ただし新車の生産台数が年間1000~1万台、または商用車の生産台数が年間1000~2万2000台の少量生産メーカーは、2035年末までは規制の適用を免除される可能性がある。年間1000台未満のメーカーは、その後も引き続き免除される見込みだ。
欧州委員会は2025年までに、新車と商用車のライフサイクル全体でのCO2排出量を評価・報告するための方法を提示する予定である。その後2年ごとに、ゼロ・エミッションに向けた進捗状況を評価する報告書を発行する。
また、2026年12月までに、法的に定められた排出量規制と実際の燃料・エネルギー消費量データとのギャップを監視し、メーカー固有のCO2排出量を調整するための方法を策定する。

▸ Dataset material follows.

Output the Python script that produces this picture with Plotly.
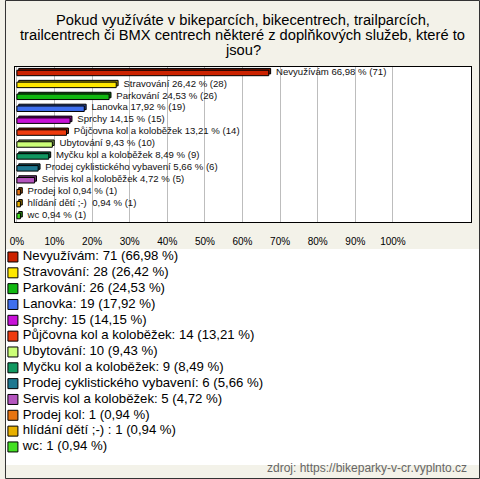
import plotly.graph_objects as go

categories = ["Nevyužívám", "Stravování", "Parkování", "Lanovka", "Sprchy",
              "Půjčovna kol a koloběžek", "Ubytování", "Myčku kol a koloběžek",
              "Prodej cyklistického vybavení", "Servis kol a koloběžek",
              "Prodej kol", "hlídání dětí ;-) ", "wc"]
counts = [71, 28, 26, 19, 15, 14, 10, 9, 6, 5, 1, 1, 1]
percents = [66.98, 26.42, 24.53, 17.92, 14.15, 13.21, 9.43, 8.49, 5.66, 4.72, 0.94, 0.94, 0.94]
tick_values = [0, 10, 20, 30, 40, 50, 60, 70, 80, 90, 100]
tick_labels = ["0%", "10%", "20%", "30%", "40%", "50%", "60%", "70%", "80%", "90%", "100%"]
title_lines = ["Pokud využíváte v bikeparcích, bikecentrech, trailparcích,",
               "trailcentrech či BMX centrech některé z doplňkových služeb, které to",
               "jsou?"]
source_text = "zdroj: https://bikeparky-v-cr.vyplnto.cz"

colors = ["#CC2200", "#FFE800", "#11B811", "#3F6FEE", "#C811D8", "#EE3A0E",
          "#CCFF77", "#109860", "#1E7890", "#B455BE", "#E87410", "#E8B000", "#44E022"]

def darken(hexc, f=0.6):
    r, g, b = int(hexc[1:3], 16), int(hexc[3:5], 16), int(hexc[5:7], 16)
    return "#%02x%02x%02x" % (int(r * f), int(g * f), int(b * f))

W, H = 480, 479
BG = "#F3F2E9"
FONT = "Liberation Sans, Arial, sans-serif"
GAP = "\u00a0\u00a0"

def fmt(p):
    return f"{p:.2f}".replace(".", ",")

idx = list(range(len(categories)))
bar_text = [f"{GAP}{c} {fmt(p)} % ({n})" for c, p, n in zip(categories, percents, counts)]
legend_text = [f"{c}: {n} ({fmt(p)} %)" for c, p, n in zip(categories, percents, counts)]

bw = 0.46
depth_y = 0.15
depth_x = 0.5

fig = go.Figure()
# 3D depth (back face) - carries the value labels
fig.add_trace(go.Bar(
    x=percents, y=idx, orientation="h", base=depth_x, width=bw,
    offset=-bw / 2 - depth_y,
    marker=dict(color=[darken(c) for c in colors], line=dict(color="black", width=1)),
    text=bar_text, textposition="outside", constraintext="none", cliponaxis=False,
    textfont=dict(family=FONT, size=9.6, color="#111"),
    hoverinfo="skip", showlegend=False))
# front face
fig.add_trace(go.Bar(
    x=percents, y=idx, orientation="h", base=0, width=bw, offset=-bw / 2,
    marker=dict(color=colors, line=dict(color="black", width=1)),
    hoverinfo="skip", showlegend=False))

# legend drawn as scatter traces on their own axes
fig.add_trace(go.Scatter(
    x=[8] * len(idx), y=idx, mode="markers", xaxis="x2", yaxis="y2",
    marker=dict(symbol="square", size=10, color=colors, line=dict(color="black", width=1)),
    hoverinfo="skip", showlegend=False, cliponaxis=False))
fig.add_trace(go.Scatter(
    x=[18] * len(idx), y=idx, mode="text", xaxis="x2", yaxis="y2",
    text=legend_text, textposition="middle right",
    textfont=dict(family=FONT, size=13.2, color="black"),
    hoverinfo="skip", showlegend=False, cliponaxis=False))

px_per_pct = 3.8
x0_px = 12
annotations = []
for i, line in enumerate(title_lines):
    annotations.append(dict(text=line, x=0.5, y=1 - (20 + 15 * i) / H, xref="paper", yref="paper",
                            xanchor="center", yanchor="middle", showarrow=False,
                            font=dict(family=FONT, size=14.7, color="black")))
annotations.append(dict(text=source_text, x=1 - 11 / W, y=1 - 468 / H, xref="paper", yref="paper",
                        xanchor="right", yanchor="middle", showarrow=False,
                        font=dict(family=FONT, size=12, color="#666666")))

fig.update_layout(
    width=W, height=H, margin=dict(l=0, r=0, t=0, b=0),
    paper_bgcolor=BG, plot_bgcolor="white",
    barmode="overlay", showlegend=False,
    font=dict(family=FONT, color="black"),
    xaxis=dict(domain=[10 / W, 471 / W],
               range=[(10 - x0_px) / px_per_pct, (471 - x0_px) / px_per_pct],
               tickvals=tick_values, ticktext=tick_labels, showgrid=True, gridcolor="#BDBDBD",
               gridwidth=1, zeroline=False, showline=True, mirror=True, linecolor="black",
               linewidth=1, ticks="", ticklabelstandoff=10,
               tickfont=dict(family=FONT, size=10, color="black")),
    yaxis=dict(domain=[1 - 222 / H, 1 - 67 / H], range=[12.5, -0.5],
               showticklabels=False, showgrid=False, zeroline=False, showline=True,
               mirror=True, linecolor="black", linewidth=1),
    xaxis2=dict(domain=[0, 1], range=[0, W], visible=False, anchor="y2"),
    yaxis2=dict(domain=[1 - 465 / H, 1 - 249 / H], range=[13.14, -0.505],
                visible=False, anchor="x2"),
    annotations=annotations,
    shapes=[dict(type="rect", xref="paper", yref="paper",
                 x0=0.5 / W, x1=1 - 0.5 / W, y0=0.5 / H, y1=1 - 0.5 / H,
                 line=dict(color="#333333", width=1), layer="above")],
)

fig.write_html("out.html", config={"displayModeBar": False},
               post_script="document.body.style.margin='0';")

欧州議会の声明によると、ゼロ・エミッション車や低排出ガス車(0~50g/km)を多く販売するメーカーに対する既存のインセンティブは、販売動向に応じて調整されることになるという。バッテリー駆動の電気自動車やプラグインハイブリッド車の普及が進めば、これらのインセンティブは縮小する可能性が高い。
この法案は2022年10月に合意されたもので、今後数週間以内に欧州連合理事会に送られ、正式な承認を受けることになる。

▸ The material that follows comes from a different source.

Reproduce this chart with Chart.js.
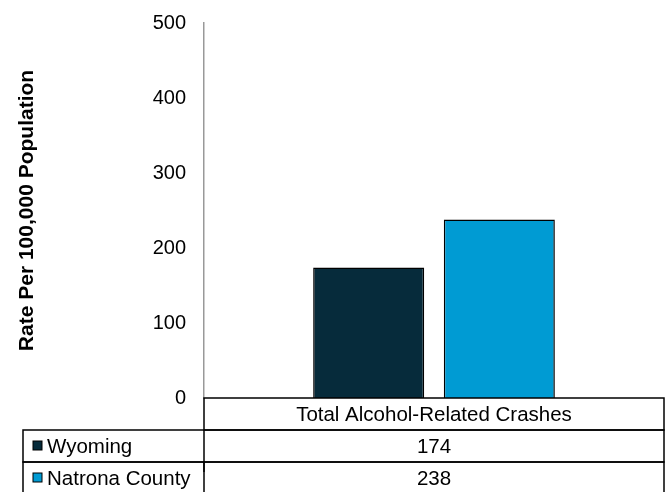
<!DOCTYPE html>
<html>
<head>
<meta charset="utf-8">
<script src="https://cdn.jsdelivr.net/npm/chart.js@4"></script>
<style>
  html, body { margin: 0; padding: 0; background: #fff; }
  #wrap { width: 670px; height: 492px; }
</style>
</head>
<body>
<div id="wrap"><canvas id="crashChart" width="670" height="492"></canvas></div>
<script>
// data
const categories = ["Total Alcohol-Related Crashes"];
const seriesNames = ["Wyoming", "Natrona County"];
const wyomingValues = [174];
const natronaValues = [238];
const seriesColors = ["#062b3b", "#009bd3"];
const yTicks = [0, 100, 200, 300, 400, 500];

const FONT = "'Liberation Sans', Arial, sans-serif";

// data table under the plot (Excel style)
const dataTablePlugin = {
  id: "dataTable",
  afterDraw(chart) {
    const c = chart.ctx;
    const area = chart.chartArea;
    const xs = chart.scales.x;
    const rowH = 32;
    const top = area.bottom;
    const left = 23;
    const rows = [wyomingValues, natronaValues];

    c.save();
    c.strokeStyle = "#000";
    c.lineWidth = 1.5;
    // header row
    c.strokeRect(area.left, top, area.right - area.left, rowH);
    // series rows
    for (let i = 0; i < rows.length; i++) {
      const y = top + rowH * (i + 1);
      c.strokeRect(left, y, area.right - left, rowH + (i === rows.length - 1 ? 10 : 0));
      c.beginPath();
      c.moveTo(area.left, y);
      c.lineTo(area.left, y + rowH + 10);
      c.stroke();
    }

    c.fillStyle = "#000";
    c.font = "20.5px " + FONT;
    c.textBaseline = "middle";
    c.textAlign = "center";
    categories.forEach((cat, j) => {
      const cx = xs.getPixelForValue(j);
      c.fillText(cat, cx, top + rowH / 2 + 1);
      rows.forEach((vals, i) => {
        c.fillText(String(vals[j]), cx, top + rowH * (i + 1) + rowH / 2 + 1);
      });
    });

    // legend keys + series names
    c.textAlign = "left";
    seriesNames.forEach((name, i) => {
      const cy = top + rowH * (i + 1) + rowH / 2;
      c.fillStyle = seriesColors[i];
      c.fillRect(33, cy - 5, 9, 9);
      c.lineWidth = 1;
      c.strokeStyle = "#000";
      c.strokeRect(33, cy - 5, 9, 9);
      c.fillStyle = "#000";
      c.fillText(name, 47, cy + 1);
    });
    c.restore();
  }
};

new Chart(document.getElementById("crashChart"), {
  type: "bar",
  data: {
    labels: categories,
    datasets: [
      {
        label: seriesNames[0],
        data: wyomingValues,
        backgroundColor: seriesColors[0],
        borderColor: "#000",
        borderWidth: 1.5,
        barPercentage: 0.85,
        categoryPercentage: 0.568,
      },
      {
        label: seriesNames[1],
        data: natronaValues,
        backgroundColor: seriesColors[1],
        borderColor: "#000",
        borderWidth: 1.5,
        barPercentage: 0.85,
        categoryPercentage: 0.568,
      },
    ],
  },
  options: {
    responsive: false,
    animation: false,
    layout: { padding: { top: 23, right: 6, bottom: 94, left: 0 } },
    plugins: { legend: { display: false }, tooltip: { enabled: false } },
    scales: {
      x: {
        display: false,
        grid: { display: false },
      },
      y: {
        min: 0,
        max: 500,
        afterBuildTicks: (scale) => {
          scale.ticks = yTicks.map((v) => ({ value: v }));
        },
        afterFit: (scale) => {
          scale.width = 204;
          scale.paddingTop = 0;
          scale.paddingBottom = 0;
        },
        grid: { display: false, drawTicks: false },
        border: { display: true, color: "#999", width: 1.5 },
        ticks: {
          color: "#000",
          padding: 18,
          font: { family: FONT, size: 20 },
        },
        title: {
          display: true,
          text: "Rate Per 100,000 Population",
          color: "#000",
          font: { family: FONT, size: 21, weight: "bold" },
          padding: { top: 15, bottom: 0 },
        },
      },
    },
  },
  plugins: [dataTablePlugin],
});
</script>
</body>
</html>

欧州議会の主席交渉官であるヤン・ハイテマ氏は、この法案について次のように述べている。
「この規制は、ゼロ・エミッション車および低排出ガス車の生産を促進するものです。2030年の目標を野心的に修正し、2035年のゼロ・エミッションを目標とします。これは2050年までに気候変動抑制に到達するために極めて重要です」
「この目標は自動車業界にとって明確なものであり、自動車メーカーにとっては技術革新と投資を刺激するものです」
「ゼロ・エミッション車の購入と運転は、消費者にとってより低コストなものになり、中古車市場もより早く追随することになるでしょう。持続可能な運転が誰にとっても身近なものになるのです」
現在、多くの自動車メーカーが排出ガス削減に向けた独自の目標を持っており、新しい法規制に歩調を合わせつつある。
例えばフォードは、2026年までに欧州向けのラインナップを完全にゼロ・エミッション対応(PHEVまたはバッテリーEV)とし、2030年からはEVのみを販売する計画だ。フォードは2021年に初の量産型EVであるマスタング・マッハEを発売し、今年後半にはフォルクスワーゲン・グループのMEBプラットフォームをベースにした新型クロスオーバーを投入する予定である。

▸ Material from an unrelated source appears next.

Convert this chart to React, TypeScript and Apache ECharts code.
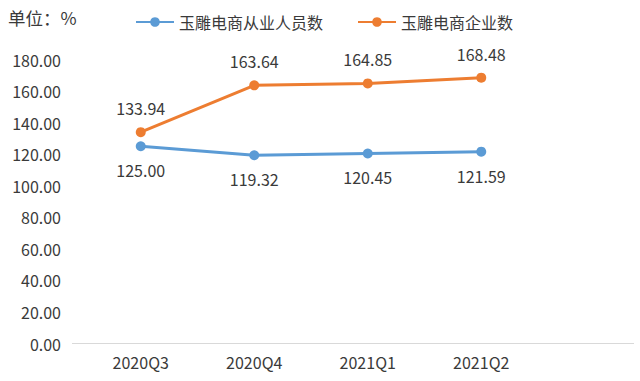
import React, { useEffect, useRef } from "react";
import * as echarts from "echarts";

const categories = ["2020Q3", "2020Q4", "2021Q1", "2021Q2"];
const staffSeries = [125.0, 119.32, 120.45, 121.59];
const companySeries = [133.94, 163.64, 164.85, 168.48];
const seriesNames = ["玉雕电商从业人员数", "玉雕电商企业数"];
const unitLabel = "单位：%";

const FONT = "'Noto Sans CJK SC', 'Noto Sans', sans-serif";
const TEXT = "#3a3a3a";

export default function App() {
  const ref = useRef<HTMLDivElement>(null);
  useEffect(() => {
    if (!ref.current) return;
    const chart = echarts.init(ref.current, null, { renderer: "svg" });
    chart.setOption({
      animation: false,
      backgroundColor: "#ffffff",
      textStyle: { fontFamily: FONT },
      graphic: [
        {
          type: "text",
          left: 8,
          top: 9,
          style: { text: unitLabel, fontSize: 17.5, fill: TEXT, fontFamily: FONT },
        },
        {
          type: "line",
          shape: { x1: 72, y1: 343.5, x2: 634, y2: 343.5 },
          style: { stroke: "#d9d9d9", lineWidth: 1 },
          z: 1,
        },
      ],
      legend: {
        left: 130,
        top: 9,
        itemWidth: 38,
        itemHeight: 12,
        itemGap: 34,
        textStyle: { fontSize: 16, color: TEXT, fontFamily: FONT },
        data: seriesNames,
      },
      grid: { left: 84, right: 102, top: 59.5, bottom: 37.5, containLabel: false },
      xAxis: {
        type: "category",
        data: categories,
        boundaryGap: true,
        axisLine: { show: false },
        axisTick: { show: false },
        axisLabel: { fontSize: 16, color: TEXT, margin: 10, fontFamily: FONT },
      },
      yAxis: {
        type: "value",
        min: 0,
        max: 180,
        interval: 20,
        splitLine: { show: false },
        axisLine: { show: false },
        axisTick: { show: false },
        axisLabel: {
          fontSize: 16,
          color: TEXT,
          margin: 23,
          fontFamily: FONT,
          formatter: (v: number) => v.toFixed(2),
        },
      },
      series: [
        {
          name: seriesNames[0],
          type: "line",
          data: staffSeries,
          symbol: "circle",
          symbolSize: 10,
          color: "#5B9BD5",
          lineStyle: { width: 3, color: "#5B9BD5" },
          itemStyle: { color: "#5B9BD5" },
          label: {
            show: true,
            position: "bottom",
            distance: 11,
            fontSize: 16,
            color: TEXT,
            fontFamily: FONT,
            formatter: (p: any) => Number(p.value).toFixed(2),
          },
        },
        {
          name: seriesNames[1],
          type: "line",
          data: companySeries,
          symbol: "circle",
          symbolSize: 10,
          color: "#ED7D31",
          lineStyle: { width: 3, color: "#ED7D31" },
          itemStyle: { color: "#ED7D31" },
          label: {
            show: true,
            position: "top",
            distance: 11,
            fontSize: 16,
            color: TEXT,
            fontFamily: FONT,
            formatter: (p: any) => Number(p.value).toFixed(2),
          },
        },
      ],
    });
    return () => chart.dispose();
  }, []);
  return <div ref={ref} style={{ width: 640, height: 381, position: "absolute", left: 0, top: 0 }} />;
}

ルノーとプジョーも2030年までに欧州での完全電動化を目指し、フォルクスワーゲンは2030年までに1台あたりのCO2排出量を2018年比で40%削減することを目指している。
高級車メーカーも電動化を進めている。ボルボの2022年の新車販売台数61万5121台のうち41%がPHEV(23%)とEV(18%)で、ミニのベストセラー車はミニ・エレクトリックだった。
ルノー傘下のダチアは、価格優位性を維持するためにも軽量で燃費の良いエンジン車を製造することでCO2目標を達成する計画である。それでもダチア唯一のEVであるスプリングは、2022年に欧州で数多く売れたEVの1つとなっており、クプラ・ボーン、ヒョンデ・アイオニック5、ポールスター2といった他社製EVを抑えている。